Os direitos sociais: uma carta de boas intenções
A Constituição elenca uma série de direitos sociais, tais como saúde, educação, moradia, transporte, lazer etc. Além disso, define boa parte dos direitos trabalhistas como fundamentais. A grande lista de direitos leva os mais ingênuos a acreditarem que a efetividade da Constituição elevaria o padrão de vida dos trabalhadores do país.
“De boas intenções o inferno está cheio”. A velha expressão se aplica muito bem à constituição. A regulamentação de certos dispositivos da Constituição sequer foi cogitada. Um exemplo é a proteção do emprego, ao proibir os patrões de demitirem os trabalhadores sem justa causa. Outro é o valor do salário mínimo. De acordo com o DIEESE, o salário mínimo que atenderia os pressupostos constitucionais, no mês de setembro de 2018, deveria estar na ordem de R$ 3.658,39, muito além dos R$ 954,00 em vigor.
Outro ponto que merece destaque é que uma das principais reivindicações da classe trabalhadora também não foi atendida: a jornada de trabalho de 40 horas. A constituinte fixou a jornada em 44 horas semanais.
Além disso, a suposta proteção dos direitos sociais não impediu o ultrarreacionário Congresso Nacional de aprovar em 2017 a contrarreforma trabalhista, que suprimiu direitos históricos dos trabalhadores. Ou seja, foi sob a égide da mais “democrática e social” constituição que se realizou o maior retrocesso em termos de direitos sociais da história da república.
O PT na Assembleia Constituinte
A bancada petista, embora pequena, possuía forte peso político. Olívio Dutra, Florestan Fernandes, José Genoíno, Paulo Paim, Plínio de Arruda Sampaio, além do próprio Lula, estavam entre os deputados constituintes.
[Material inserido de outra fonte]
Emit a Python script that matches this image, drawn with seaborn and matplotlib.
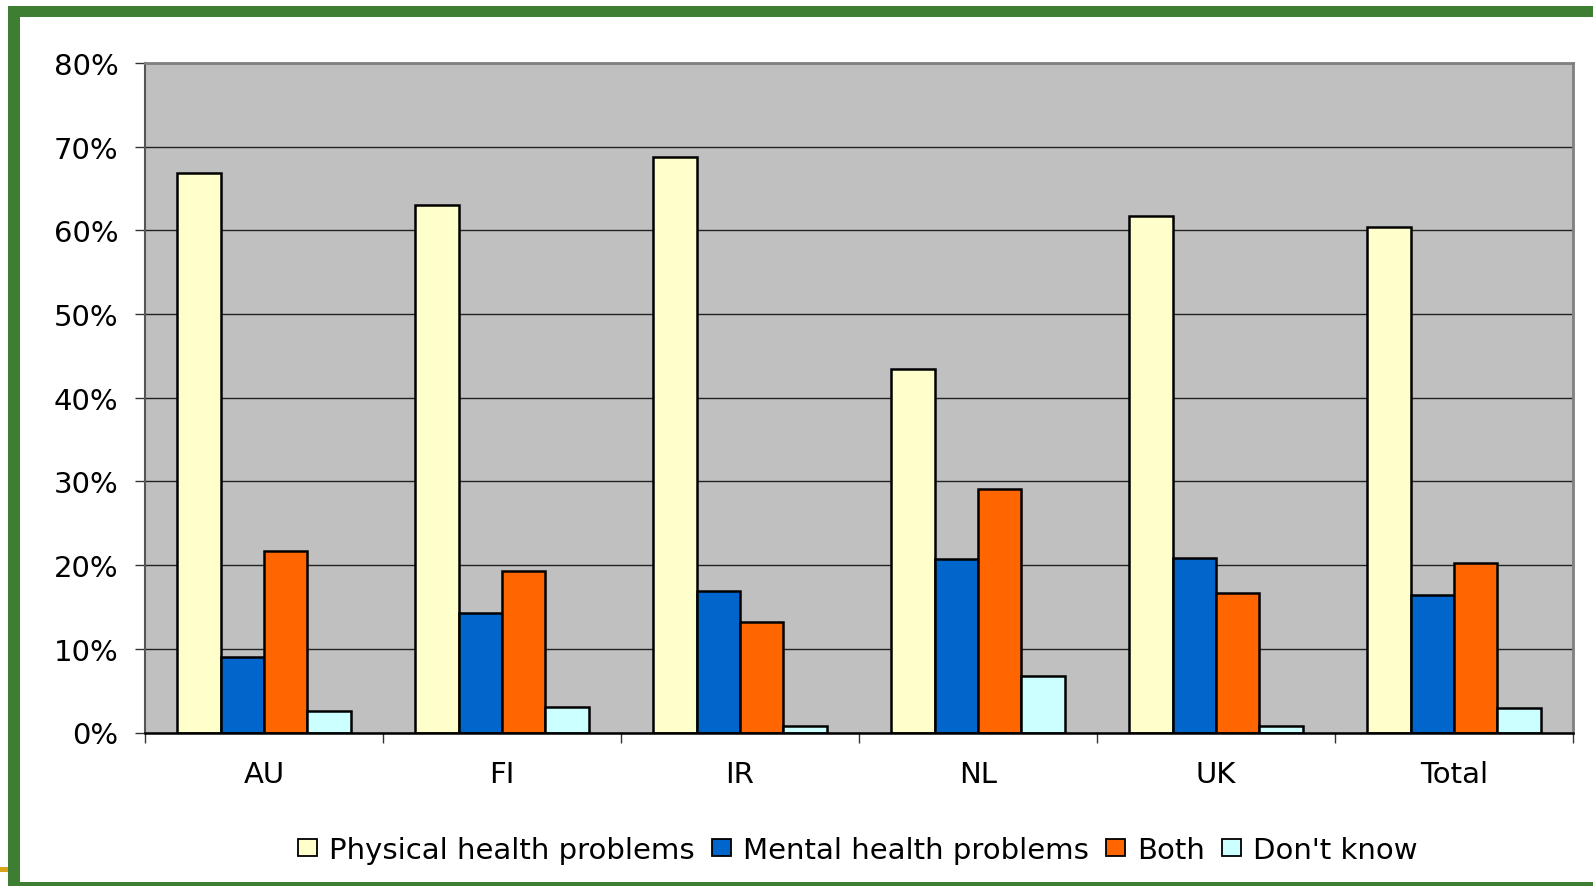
import matplotlib
matplotlib.use("Agg")
import matplotlib.pyplot as plt
from matplotlib.patches import Patch, Rectangle
from matplotlib.ticker import FixedLocator, PercentFormatter
import seaborn as sns
import pandas as pd

# ---- data ----
categories = ["AU", "FI", "IR", "NL", "UK", "Total"]
series_names = ["Physical health problems", "Mental health problems", "Both", "Don't know"]
physical = [66.8, 63.0, 68.8, 43.4, 61.7, 60.4]
mental = [9.0, 14.3, 16.9, 20.7, 20.9, 16.4]
both = [21.7, 19.3, 13.2, 29.1, 16.7, 20.2]
dont_know = [2.6, 3.1, 0.8, 6.8, 0.8, 2.9]
series_colors = ["#FFFFCC", "#0066CC", "#FF6600", "#CCFFFF"]
y_ticks = [0, 10, 20, 30, 40, 50, 60, 70, 80]

values = [physical, mental, both, dont_know]
rows = []
for name, vals in zip(series_names, values):
    for cat, v in zip(categories, vals):
        rows.append({"Country": cat, "Answer": name, "Value": v / 100.0})
df = pd.DataFrame(rows)
palette = dict(zip(series_names, series_colors))

sns.set_theme(style="white")
plt.rcParams["font.family"] = ["DejaVu Sans"]
plt.rcParams["text.color"] = "black"

W, H = 1593, 887
fig = plt.figure(figsize=(W / 100, H / 100), dpi=100)
fig.patch.set_facecolor("white")

ax = fig.add_axes([145 / W, 1 - 733.5 / H, (1573 - 145) / W, (733.5 - 64) / H])
ax.set_facecolor("#C0C0C0")

sns.barplot(data=df, x="Country", y="Value", hue="Answer", order=categories,
            hue_order=series_names, palette=palette, width=0.73,
            edgecolor="black", linewidth=1.8, errorbar=None, legend=False,
            saturation=1, ax=ax, zorder=3)

ax.set_xlim(-0.5, len(categories) - 0.5)
ax.set_ylim(0, 0.8)
ax.yaxis.set_major_locator(FixedLocator([t / 100 for t in y_ticks]))
ax.yaxis.set_major_formatter(PercentFormatter(1.0, decimals=0))
ax.yaxis.grid(True, color="#222222", linewidth=1.0, zorder=1)
ax.xaxis.grid(False)
ax.set_axisbelow(True)

ax.set_xlabel("")
ax.set_ylabel("")

ax.xaxis.set_minor_locator(FixedLocator([i - 0.5 for i in range(len(categories) + 1)]))
ax.tick_params(axis="x", which="major", length=0, pad=20, labelsize=21, colors="black")
ax.tick_params(axis="x", which="minor", length=7, width=1.0, color="#333333", direction="out")
ax.tick_params(axis="y", which="major", length=7, width=1.0, color="#333333",
               direction="out", pad=12, labelsize=21, labelcolor="black")
ax.tick_params(axis="both", which="both", bottom=True, left=True)

for side in ["top", "right"]:
    ax.spines[side].set_visible(True)
    ax.spines[side].set_color("#808080")
    ax.spines[side].set_linewidth(2.0)
ax.spines["left"].set_color("#555555")
ax.spines["left"].set_linewidth(1.5)
ax.spines["bottom"].set_color("black")
ax.spines["bottom"].set_linewidth(1.8)
for s in ax.spines.values():
    s.set_zorder(5)

handles = [Patch(facecolor=c, edgecolor="black", linewidth=1.3) for c in series_colors]
leg = ax.legend(handles, series_names, loc="center", bbox_to_anchor=(858 / W, 1 - 851 / H),
                bbox_transform=fig.transFigure, ncol=4, frameon=False, fontsize=21,
                handlelength=0.65, handleheight=0.55, handletextpad=0.4, columnspacing=0.6,
                borderpad=0)
for t in leg.get_texts():
    t.set_color("black")

# ---- green frame ----
green = "#3E7E32"
fig.patches.append(Rectangle((8 / W, 1 - 17.5 / H), 1 - 8 / W, 10.5 / H,
                             transform=fig.transFigure, facecolor=green, edgecolor="none", zorder=0))
fig.patches.append(Rectangle((8 / W, 0), 12 / W, 1 - 7 / H,
                             transform=fig.transFigure, facecolor=green, edgecolor="none", zorder=0))
fig.patches.append(Rectangle((8 / W, 0), 1 - 8 / W, 4.3 / H,
                             transform=fig.transFigure, facecolor=green, edgecolor="none", zorder=0))
fig.patches.append(Rectangle((0, 1 - 872.7 / H), 8 / W, 4.7 / H,
                             transform=fig.transFigure, facecolor="#D9A21B", edgecolor="none", zorder=0))

fig.savefig("out.png", dpi=100, facecolor="white")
Como boa parte das propostas apresentadas pela bancada não foram aprovadas, entre as quais a jornada de trabalho de 40 horas e uma reforma agrária mais abrangente, formou-se um grande movimento no interior do Partido dos Trabalhadores pela não assinatura da Constituição. Mas a direção do partido decidiu por assinar, apenas votando contra o texto final.
Com o passar dos anos e o aprofundamento da política de conciliação de classes, os setores majoritários do PT tornaram-se grandes defensores da Constituição, ou seja, um partido da ordem. Esse pode ser considerado um dos fatores que levaram a extrema direita a ocupar o espaço do inconformismo em relação às instituições.
30 anos depois
Os marxistas não depositam qualquer ilusão no Estado. Marx e Engels escreviam no Manifesto Comunista que “o governo moderno não é senão um comitê para gerir os negócios comuns de toda a classe burguesa”.
Após 30 anos de sua promulgação a Nova República se dissolve e com ela a própria Constituição. Não tínhamos qualquer ilusão de que uma suposta ordem democrática iria resolver os grandes problemas dos trabalhadores. A Constituição não resolveu, pois sequer implementou os direitos sociais nela contidos e, hoje, as próprias liberdades democráticas estão ameaçadas, como tem demonstrado o Poder Judiciário quando procura assumir o protagonismo político.
Diante da atual crise que corrompe o sistema, o aprendizado dos trabalhadores ocorre com a perda da ilusão nas instituições ditas democráticas pois o verdadeiro progresso civilizatório só será possível a partir do fim do sistema capitalista.